Last week I was talking to a few people after the service, and one of them mentioned her first response after hearing about these truths for the first time. Most people’s reaction is, “Why would God choose something like that? Why wouldn’t he choose to save everyone?” It’s a good question, but it’s not the first reaction those truths are meant to produce in us.
This sister said, “All I could think was, It’s INSANE, how much God must love me, if he would choose to save ME like that!”
THAT is the point. All the Bible’s talk of God’s sovereignty is meant to drive us in that one direction—awe at God’s love to undeserving sinners, and awe at his power to give them the grace they needed. Those who understand everything that God did, not just to make salvation possible for them, but to actually save them, should be positively overwhelmed with God’s love and grace to them.
And if they are, their love for this gracious God will inevitably overflow in love for others.

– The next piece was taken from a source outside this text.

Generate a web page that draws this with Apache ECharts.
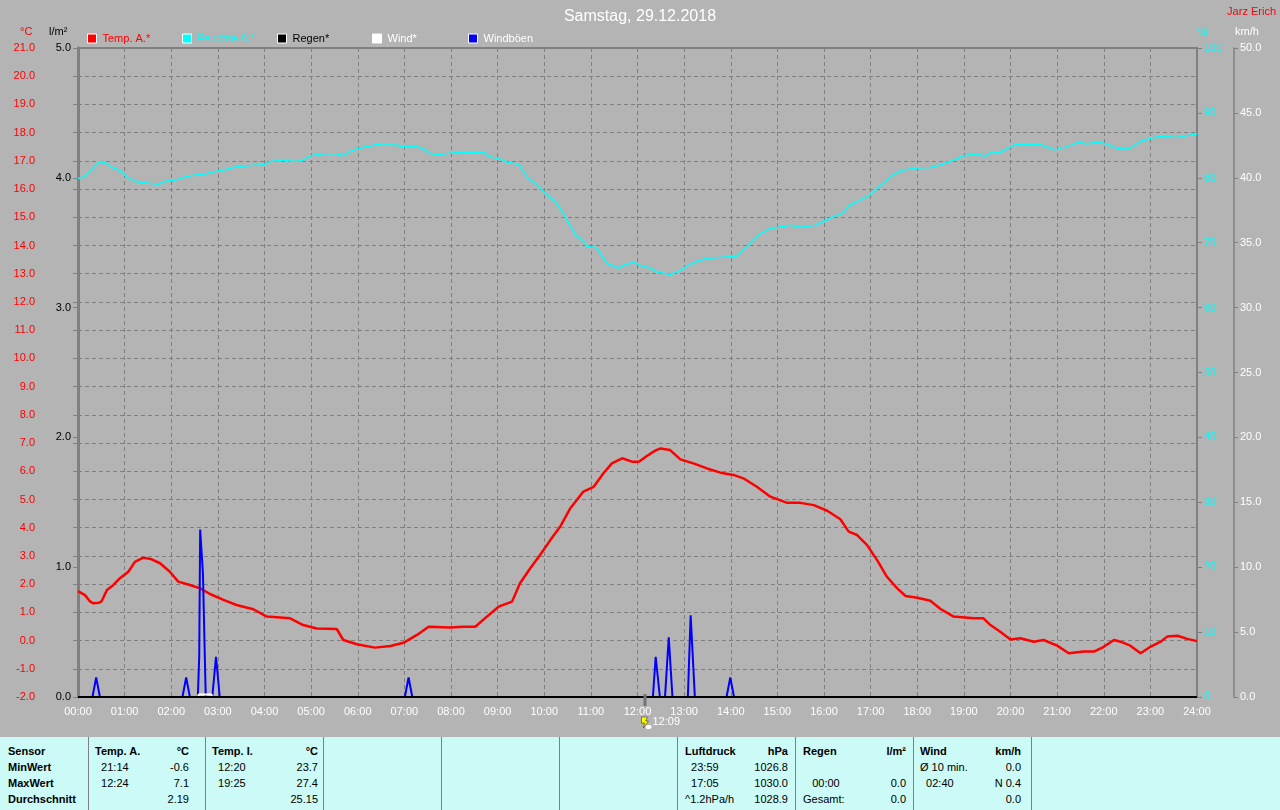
<!DOCTYPE html>
<html><head><meta charset="utf-8">
<script src="https://cdn.jsdelivr.net/npm/echarts@6/dist/echarts.min.js"></script>
<style>
html,body{margin:0;padding:0;background:#b4b4b4;width:1280px;height:810px;overflow:hidden;}
#chart{position:absolute;left:0;top:0;width:1280px;height:810px;}
#table{position:absolute;left:0;top:737px;width:1280px;height:73px;background:#ccfaf7;font-family:"Liberation Sans",Arial,sans-serif;font-size:11px;color:#000;}
.c{position:absolute;line-height:14px;white-space:pre;}
.b{font-weight:bold;}
.sep{position:absolute;top:0;width:1px;height:73px;background:#808080;}
</style></head>
<body>
<div id="chart"></div>
<div id="table"></div>
<script>
// ---------------- DATA ----------------
const titleText = 'Samstag, 29.12.2018';
const hourLabels = ['00:00','01:00','02:00','03:00','04:00','05:00','06:00','07:00','08:00','09:00','10:00','11:00','12:00','13:00','14:00','15:00','16:00','17:00','18:00','19:00','20:00','21:00','22:00','23:00','24:00'];

// Temperature (hours, °C)
const tempTimes = [0.00,0.15,0.25,0.33,0.45,0.51,0.62,0.76,0.90,1.08,1.22,1.40,1.58,1.76,1.97,2.15,2.40,2.62,2.83,3.12,3.40,3.76,4.05,4.55,4.83,5.12,5.55,5.69,5.98,6.37,6.70,6.98,7.27,7.52,7.98,8.27,8.52,8.77,9.02,9.31,9.48,9.70,9.91,10.13,10.34,10.56,10.84,11.06,11.27,11.45,11.67,11.88,12.03,12.20,12.38,12.49,12.70,12.92,13.20,13.49,13.78,14.06,14.27,14.56,14.85,15.21,15.49,15.78,16.07,16.35,16.53,16.71,16.92,17.14,17.35,17.57,17.75,18.00,18.28,18.50,18.78,19.21,19.42,19.57,19.78,20.00,20.21,20.50,20.71,21.00,21.25,21.57,21.79,22.00,22.22,22.36,22.57,22.79,23.00,23.22,23.36,23.58,23.79,24.00];
const tempValues = [1.75,1.61,1.40,1.32,1.34,1.40,1.79,1.97,2.21,2.44,2.79,2.94,2.88,2.74,2.44,2.09,1.97,1.85,1.65,1.44,1.26,1.11,0.85,0.79,0.55,0.43,0.41,0.02,-0.13,-0.25,-0.19,-0.08,0.20,0.49,0.46,0.49,0.49,0.85,1.20,1.38,2.03,2.56,3.03,3.56,4.03,4.69,5.28,5.45,5.93,6.28,6.46,6.34,6.34,6.54,6.73,6.81,6.75,6.42,6.28,6.10,5.95,5.87,5.75,5.45,5.10,4.88,4.88,4.80,4.60,4.30,3.86,3.74,3.39,2.85,2.26,1.85,1.58,1.52,1.41,1.12,0.85,0.79,0.79,0.55,0.31,0.04,0.08,-0.04,0.02,-0.18,-0.45,-0.39,-0.39,-0.22,0.02,-0.04,-0.18,-0.45,-0.22,-0.04,0.14,0.17,0.06,-0.02];

// Humidity (hours, %)
const humTimes = [0.00,0.15,0.29,0.47,0.62,0.76,0.90,1.05,1.26,1.47,1.72,1.90,2.12,2.33,2.47,2.69,2.83,3.12,3.40,3.69,3.98,4.12,4.41,4.66,4.83,4.98,5.26,5.55,5.69,5.87,6.12,6.48,6.80,6.91,7.20,7.41,7.52,7.70,7.98,8.13,8.70,8.84,9.02,9.20,9.45,9.66,9.88,10.06,10.24,10.41,10.56,10.67,10.81,10.92,11.09,11.20,11.35,11.59,11.74,11.92,12.06,12.27,12.42,12.70,12.92,13.06,13.27,13.49,13.92,14.13,14.35,14.60,14.85,15.28,15.49,15.82,15.99,16.14,16.42,16.53,16.78,17.00,17.10,17.28,17.49,17.71,17.99,18.28,18.50,18.78,19.00,19.28,19.46,19.60,19.78,19.93,20.14,20.64,20.96,21.21,21.46,21.64,21.86,22.07,22.29,22.57,22.79,23.00,23.22,23.58,23.79,24.00];
const humValues = [79.9,80.2,81.2,82.5,82.2,81.5,81.1,80.1,79.4,79.2,79.0,79.5,79.7,80.2,80.4,80.5,80.8,81.2,81.7,81.9,82.0,82.5,82.7,82.5,82.7,83.4,83.7,83.7,83.4,84.2,84.7,85.2,85.2,84.8,84.9,84.5,83.8,83.6,83.8,83.9,83.9,83.2,83.0,82.4,82.1,79.9,78.7,77.4,76.3,74.5,72.5,71.2,70.4,69.4,69.3,68.4,66.8,66.1,66.6,67.0,66.5,66.1,65.5,65.1,65.7,66.4,67.1,67.6,67.8,67.9,69.4,71.2,72.2,72.7,72.4,72.7,73.3,73.8,74.6,75.7,76.6,77.4,78.1,79.2,80.5,81.2,81.5,81.6,82.0,82.7,83.4,83.7,83.3,84.0,83.9,84.5,85.2,85.1,84.3,84.8,85.5,85.2,85.5,85.2,84.5,84.6,85.6,86.1,86.4,86.2,86.5,86.7];

// Wind gusts (hours, km/h)
const gustTimes = [0.00,0.31,0.39,0.47,2.24,2.32,2.40,2.57,2.60,2.62,2.66,2.68,2.70,2.72,2.74,2.88,2.96,3.04,7.01,7.09,7.17,12.33,12.39,12.41,12.48,12.59,12.67,12.75,13.08,13.14,13.16,13.23,13.91,13.99,14.07,24.00];
const gustValues = [0,0,1.5,0,0,1.5,0,0,3.1,12.9,12.9,9.5,6.3,3.1,0,0,3.1,0,0,1.5,0,0,3.1,3.1,0,0,4.6,0,0,6.3,6.3,0,0,1.5,0,0];

// Wind (hours, km/h)
const windTimes = [0.00,2.57,2.59,2.86,2.88,24.00];
const windValues = [0,0,0.2,0.2,0,0];

// Rain (hours, l/m²)
const rainTimes = [0.00,24.00];
const rainValues = [0,0];

// marker time 12:09
const markerTime = 12.15;
const markerLabel = '12:09';

// Legend entries
const legendNames = ['Temp. A.*','Feuchte A.*','Regen*','Wind*','Windböen'];
const legendTextColors = ['#ff0000','#00ffff','#000000','#ffffff','#ffffff'];

// Statistics table
const rowLabels = ['Sensor','MinWert','MaxWert','Durchschnitt'];
const tempAStats = [['Temp. A.','°C'],['  21:14','-0.6'],['  12:24','7.1'],['','2.19']];
const tempIStats = [['Temp. I.','°C'],['  12:20','23.7'],['  19:25','27.4'],['','25.15']];
const pressureStats = [['Luftdruck','hPa'],['  23:59','1026.8'],['  17:05','1030.0'],['^1.2hPa/h','1028.9']];
const rainStats = [['Regen','l/m²'],['',''],['   00:00','0.0'],['Gesamt:','0.0']];
const windStats = [['Wind','km/h'],['Ø 10 min.','0.0'],['  02:40','N 0.4'],['','0.0']];

// ---------------- CHART ----------------
const FONT = '"Liberation Sans", Arial, sans-serif';
const pairs = (t, v) => t.map((x, i) => [x, v[i]]);
const dash = [4, 3];
const legendLeft = [87, 182, 277, 372, 468];

const chart = echarts.init(document.getElementById('chart'), null, {renderer: 'canvas'});
const option = {
  backgroundColor: '#b4b4b4',
  animation: false,
  textStyle: {fontFamily: FONT},
  title: {text: titleText, left: 'center', top: 4,
    textStyle: {color: '#ffffff', fontSize: 16, fontWeight: 'normal', fontFamily: FONT}},
  legend: legendNames.map((n, i) => ({
    left: legendLeft[i], top: 33, padding: 0, itemWidth: 9, itemHeight: 9, itemGap: 0, icon: 'rect',
    selectedMode: false,
    itemStyle: {borderColor: '#ffffff', borderWidth: 1},
    textStyle: {fontSize: 11, fontFamily: FONT, color: legendTextColors[i], padding: [0, 0, 0, 1]},
    data: [n]
  })),
  grid: {left: 78, right: 83, top: 48, bottom: 113, show: true, borderColor: '#808080', borderWidth: 2, backgroundColor: 'transparent'},
  xAxis: {
    type: 'value', min: 0, max: 24, interval: 1,
    axisLine: {show: false}, axisTick: {show: false},
    axisLabel: {color: '#ffffff', fontSize: 11, fontFamily: FONT, margin: 9, formatter: v => hourLabels[v]},
    splitLine: {show: true, lineStyle: {color: '#808080', type: dash, width: 1}}
  },
  yAxis: [
    {type: 'value', min: -2, max: 21, interval: 1, position: 'left', offset: 37,
      axisLine: {show: true, lineStyle: {color: '#808080', width: 2}},
      axisTick: {show: true, length: 5, lineStyle: {color: '#808080'}},
      axisLabel: {color: '#ff0000', fontSize: 11, fontFamily: FONT, margin: 6, formatter: v => v.toFixed(1)},
      splitLine: {show: true, lineStyle: {color: '#808080', type: dash, width: 1}}},
    {type: 'value', min: 0, max: 5, interval: 1, position: 'left', offset: 0,
      axisLine: {show: true, lineStyle: {color: '#808080', width: 3}},
      axisTick: {show: true, length: 5, lineStyle: {color: '#808080'}},
      axisLabel: {color: '#000000', fontSize: 11, fontFamily: FONT, margin: 7, formatter: v => v.toFixed(1)},
      splitLine: {show: false}},
    {type: 'value', min: 0, max: 100, interval: 10, position: 'right', offset: 0,
      axisLine: {show: false},
      axisTick: {show: true, length: 5, lineStyle: {color: '#808080'}},
      axisLabel: {color: '#00ffff', fontSize: 11, fontFamily: FONT, margin: 7},
      splitLine: {show: false}},
    {type: 'value', min: 0, max: 50, interval: 5, position: 'right', offset: 37,
      axisLine: {show: true, lineStyle: {color: '#808080', width: 1.5}},
      axisTick: {show: true, length: 4, lineStyle: {color: '#808080'}},
      axisLabel: {color: '#ffffff', fontSize: 11, fontFamily: FONT, margin: 6, formatter: v => v.toFixed(1)},
      splitLine: {show: false}}
  ],
  series: [
    {name: 'Feuchte A.*', type: 'line', yAxisIndex: 2, data: pairs(humTimes, humValues), showSymbol: false,
      color: '#00ffff', lineStyle: {color: '#00ffff', width: 1.5}},
    {name: 'Temp. A.*', type: 'line', yAxisIndex: 0, data: pairs(tempTimes, tempValues), showSymbol: false,
      color: '#ff0000', lineStyle: {color: '#ff0000', width: 2.5}},
    {name: 'Windböen', type: 'line', yAxisIndex: 3, data: pairs(gustTimes, gustValues), showSymbol: false,
      color: '#0000ff', lineStyle: {color: '#0000ff', width: 2}},
    {name: 'Wind*', type: 'line', yAxisIndex: 3, data: pairs(windTimes, windValues), showSymbol: false,
      color: '#ffffff', lineStyle: {color: '#ffffff', width: 2}},
    {name: 'Regen*', type: 'line', yAxisIndex: 1, data: pairs(rainTimes, rainValues), showSymbol: false,
      color: '#000000', lineStyle: {color: '#000000', width: 2}}
  ]
};
chart.setOption(option);

// units, author and time marker
const mx = chart.convertToPixel({xAxisIndex: 0}, markerTime);
const tFont = '11px ' + FONT;
chart.setOption({
  graphic: [
    {type: 'text', left: 20, top: 26, style: {text: '°C', fill: '#ff0000', font: tFont}},
    {type: 'text', left: 49, top: 26, style: {text: 'l/m²', fill: '#000000', font: tFont}},
    {type: 'text', left: 1198, top: 26, style: {text: '%', fill: '#00ffff', font: tFont}},
    {type: 'text', left: 1235, top: 26, style: {text: 'km/h', fill: '#ffffff', font: tFont}},
    {type: 'text', right: 4, top: 6, style: {text: 'Jarz Erich', fill: '#ff0000', font: tFont}},
    {type: 'rect', shape: {x: mx - 1, y: 694, width: 3, height: 12}, style: {fill: '#747474'}, z: 100},
    {type: 'polygon', shape: {points: [[mx - 3, 717], [mx + 3, 717], [mx + 1, 721], [mx + 4, 721], [mx - 1, 728], [mx, 723], [mx - 3, 723]]},
      style: {fill: '#ffff00', stroke: '#404000', lineWidth: 0.6}, z: 100},
    {type: 'rect', shape: {x: mx + 1, y: 725, width: 6, height: 4, r: 2}, style: {fill: '#ffffff'}, z: 100},
    {type: 'text', x: mx + 8, y: 722, style: {text: markerLabel, fill: '#ffffff', font: tFont, textVerticalAlign: 'middle'}, z: 100}
  ]
});

// ---------------- TABLE ----------------
const table = document.getElementById('table');
const rowY = [7, 23, 39, 55];
const seps = [88, 205, 323, 441, 559, 677, 795, 913, 1031];
seps.forEach(x => { const d = document.createElement('div'); d.className = 'sep'; d.style.left = x + 'px'; table.appendChild(d); });
function cell(text, x, row, bold, alignRight) {
  const d = document.createElement('div');
  d.className = 'c' + (bold ? ' b' : '');
  d.textContent = text;
  d.style.top = rowY[row] + 'px';
  if (alignRight) d.style.right = (1280 - x) + 'px'; else d.style.left = x + 'px';
  table.appendChild(d);
}
rowLabels.forEach((t, i) => cell(t, 8, i, true, false));
const cols = [
  {stats: tempAStats, left: 95, right: 189},
  {stats: tempIStats, left: 212, right: 318},
  {stats: pressureStats, left: 685, right: 788},
  {stats: rainStats, left: 803, right: 906},
  {stats: windStats, left: 920, right: 1021}
];
cols.forEach(c => c.stats.forEach((r, i) => {
  if (r[0]) cell(r[0], c.left, i, i === 0, false);
  if (r[1]) cell(r[1], c.right, i, i === 0, true);
}));
</script>
</body></html>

Those who believe in God’s sovereignty over our salvation should be the most loving and faithful Christians on the planet.
So this parable puts us before a test today.
Try to think of where your love for people would meet its limits. What Jesus says is far more specific than simply telling us to “love other people.”
He’s saying, “Love those people you don’t love.”
Which person—or type of person—do you have a hard time loving? What people bother you? What type of person do you feel a natural resistance toward? What people would you find it difficult to help? to be kind to? to be patient with? to care for?
You need to know, because the way you love those people is the measure of your love for God.
And if your love for God is as small as that, then you don’t understand his sovereignty—you don’t understand who he IS—nearly as well as you think you do.
I’m not saying all this to condemn you or judge you or make you feel bad. Look at what Jesus did—he asks the lawyer which of the three travelers proved to be a neighbor to the man who fell among the robbers. The lawyer responds, “The one who showed him mercy.”
And Jesus said to him, “You go, and do likewise.”
He doesn’t condemn the man, or suggest that he doesn’t love God. He points out the discrepancy; he points out the man’s weak love for God; and he points him in the right direction.
He says, “No matter how hard love is for you, work at it. Go do it. GROW in your love for others; GROW in your love for God.”
Test yourselves, brothers and sisters, against this parable. Let your good doctrine drive you in the right direction. Go, and do like the Good Samaritan—know God as he is; know the grace that he showed you in Christ before the world began; love him, and let your love for him overflow in love for others.